Some more good news for small business owners is that the cost of online marketplace technology has gone down significantly over the years. Full turnkey solutions offer the ability to set up an online marketplace in minutes for a fraction of the cost, allowing you to bootstrap (develop and fund on your own), instead of relying on investor money.
In fact, one of the best ways to get funded or bought out is to start a business with your own capital and build a sustainable and stable model, thus proving its’ value and success.
Change is good, don’t fear it. In business, pivoting is a planned course correction in order to test out a different approach for the product or service. One of the best tales of a successful pivot belongs to Groupon. They started out as an online activism platform called The Point. It wasn’t picking up, so the founders opened up a WordPress blog selling coupons to the pizza place in the lobby of their building. Although not very successful, this made them realize the potential of their idea: harnessing the power of group action. So they pivoted, and since then have grown into a monster worth over a billion and a half last time we checked.

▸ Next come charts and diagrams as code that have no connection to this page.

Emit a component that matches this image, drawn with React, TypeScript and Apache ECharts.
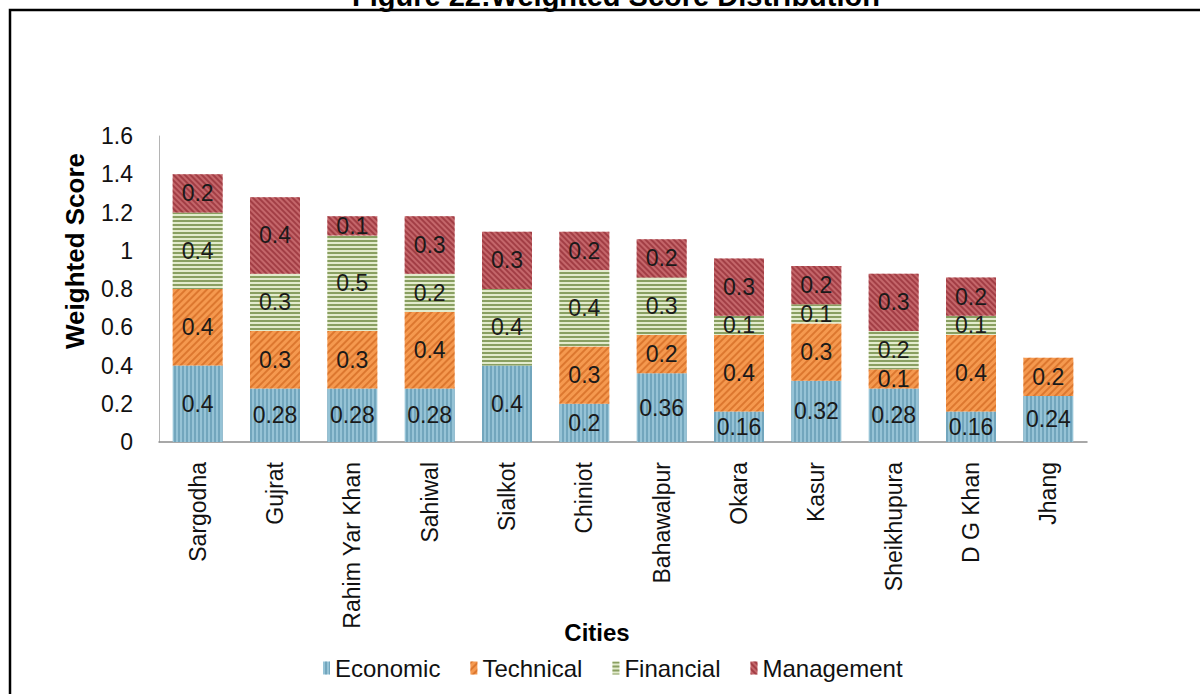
import React, { useEffect, useRef } from "react";
import * as echarts from "echarts";

const FONT = "'Liberation Sans', Arial, Helvetica, sans-serif";

const titleText = "Figure 22:Weighted Score Distribution";
const xAxisTitle = "Cities";
const yAxisTitle = "Weighted Score";

const cities = [
  "Sargodha",
  "Gujrat",
  "Rahim Yar Khan",
  "Sahiwal",
  "Sialkot",
  "Chiniot",
  "Bahawalpur",
  "Okara",
  "Kasur",
  "Sheikhupura",
  "D G Khan",
  "Jhang",
];

const economic = [0.4, 0.28, 0.28, 0.28, 0.4, 0.2, 0.36, 0.16, 0.32, 0.28, 0.16, 0.24];
const technical = [0.4, 0.3, 0.3, 0.4, 0, 0.3, 0.2, 0.4, 0.3, 0.1, 0.4, 0.2];
const financial = [0.4, 0.3, 0.5, 0.2, 0.4, 0.4, 0.3, 0.1, 0.1, 0.2, 0.1, 0];
const management = [0.2, 0.4, 0.1, 0.3, 0.3, 0.2, 0.2, 0.3, 0.2, 0.3, 0.2, 0];

const seriesNames = ["Economic", "Technical", "Financial", "Management"];

const yMin = 0;
const yMax = 1.6;
const yStep = 0.2;

export default function App() {
  const ref = useRef<HTMLDivElement>(null);

  useEffect(() => {
    if (!ref.current) return;
    const chart = echarts.init(ref.current, undefined, { renderer: "svg" });

    const label = {
      show: true,
      position: "inside",
      fontSize: 23,
      fontFamily: FONT,
      color: "#1a1a1a",
      formatter: (p: any) => (p.value === 0 ? "" : String(p.value)),
    };

    const styles = [
      {
        color: "#96C3D6",
        decal: {
          symbol: "rect",
          symbolSize: 1,
          color: "rgba(70,130,160,0.45)",
          dashArrayX: [1, 0],
          dashArrayY: [2, 2],
          rotation: Math.PI / 2,
        },
      },
      {
        color: "#F5994F",
        decal: {
          symbol: "rect",
          symbolSize: 1,
          color: "rgba(200,90,20,0.55)",
          dashArrayX: [1, 0],
          dashArrayY: [2, 3],
          rotation: -Math.PI / 4,
        },
      },
      {
        color: "#E3EBCD",
        decal: {
          symbol: "rect",
          symbolSize: 1,
          color: "rgba(115,140,70,0.8)",
          dashArrayX: [1, 0],
          dashArrayY: [2, 2],
          rotation: 0,
        },
      },
      {
        color: "#C4666A",
        decal: {
          symbol: "rect",
          symbolSize: 1,
          color: "rgba(140,35,45,0.6)",
          dashArrayX: [1, 0],
          dashArrayY: [2, 2],
          rotation: Math.PI / 4,
        },
      },
    ];

    const dataSets = [economic, technical, financial, management];

    const option: any = {
      animation: false,
      backgroundColor: "#ffffff",
      aria: { enabled: true, decal: { show: true } },
      grid: { left: 159, top: 136, width: 928, height: 306, containLabel: false },
      legend: {
        data: seriesNames,
        left: 318,
        top: 651,
        icon: "rect",
        itemWidth: 7,
        itemHeight: 13,
        itemGap: 30,
        textStyle: { fontSize: 24, fontFamily: FONT, color: "#111" },
      },
      xAxis: {
        type: "category",
        data: cities,
        axisLine: { show: true, lineStyle: { color: "#8c8c8c", width: 1.5 } },
        axisTick: { show: false },
        axisLabel: {
          rotate: 90,
          interval: 0,
          margin: 20,
          fontSize: 23,
          fontFamily: FONT,
          color: "#111",
        },
      },
      yAxis: {
        type: "value",
        min: yMin,
        max: yMax,
        interval: yStep,
        axisLine: { show: true, lineStyle: { color: "#b4b4b4", width: 1 } },
        axisTick: { show: false },
        splitLine: { show: false },
        axisLabel: {
          margin: 26,
          fontSize: 23,
          fontFamily: FONT,
          color: "#111",
        },
      },
      series: seriesNames.map((name, i) => ({
        name,
        type: "bar",
        stack: "total",
        barWidth: 50,
        data: dataSets[i],
        itemStyle: styles[i],
        label,
        emphasis: { disabled: true },
      })),
      graphic: [
        {
          type: "rect",
          shape: { x: 10, y: 10, width: 1210, height: 720 },
          style: { fill: "none", stroke: "#000", lineWidth: 2.5 },
          silent: true,
        },
        {
          type: "text",
          x: 616,
          y: 10,
          style: {
            text: titleText,
            align: "center",
            verticalAlign: "bottom",
            textAlign: "center",
            textVerticalAlign: "bottom",
            font: `bold 29px ${FONT}`,
            fill: "#000",
          },
        },
        {
          type: "text",
          x: 75,
          y: 251,
          rotation: Math.PI / 2,
          style: {
            text: yAxisTitle,
            align: "center",
            verticalAlign: "middle",
            textAlign: "center",
            textVerticalAlign: "middle",
            font: `bold 26px ${FONT}`,
            fill: "#000",
          },
        },
        {
          type: "text",
          x: 597,
          y: 632,
          style: {
            text: xAxisTitle,
            align: "center",
            verticalAlign: "middle",
            textAlign: "center",
            textVerticalAlign: "middle",
            font: `bold 24px ${FONT}`,
            fill: "#000",
          },
        },
      ],
    };

    chart.setOption(option);
    return () => chart.dispose();
  }, []);

  return (
    <div
      ref={ref}
      style={{ position: "fixed", left: 0, top: 0, width: 1200, height: 694, background: "#fff" }}
    />
  );
}
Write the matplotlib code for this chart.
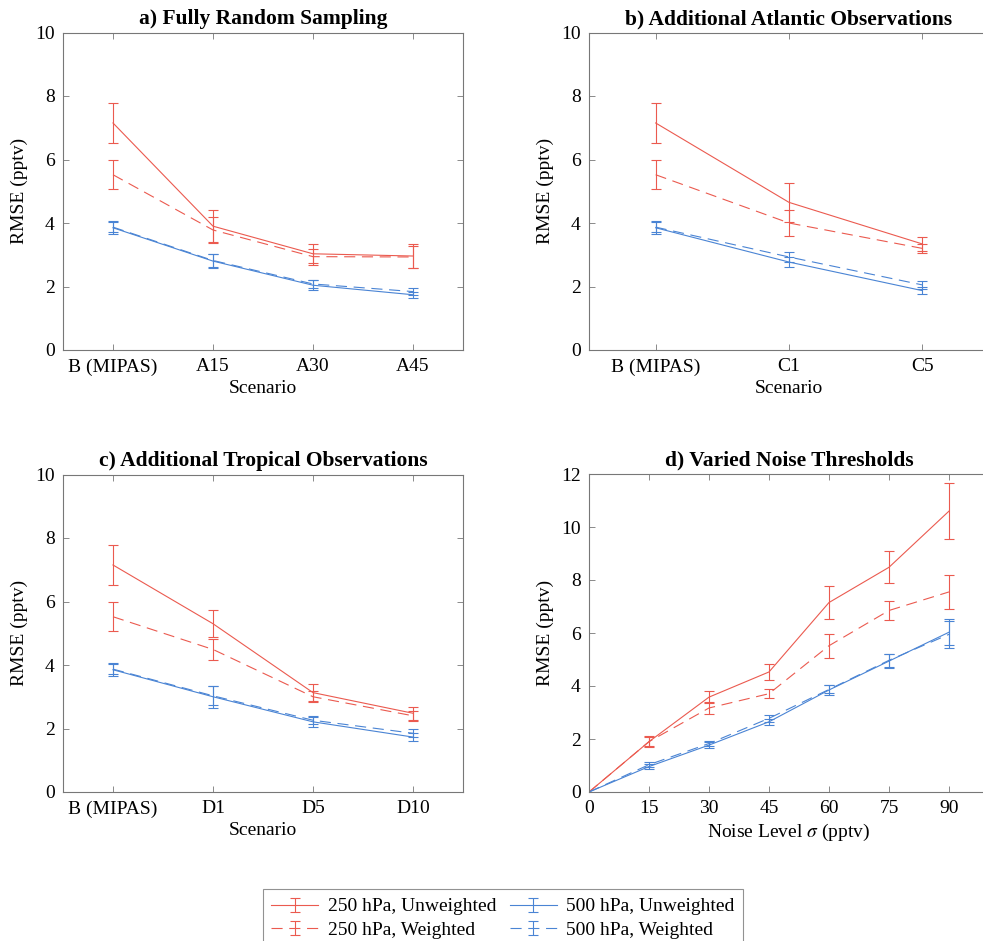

In many cases we plan better for failure than we do for success, but it’s the success that can cause our failure. Be prepared for success: make sure to work in the scalability factor (the ability of a business to cope with an increased workload). Develop a system that will be able to maintain or improve its’ level of performance and efficiency as you grow. In an online marketplace this means boosting profit margins while sales volume increases, without negatively affecting company structure or available resources.
We can go on with these tips for days, but let’s leave it at that for the time being.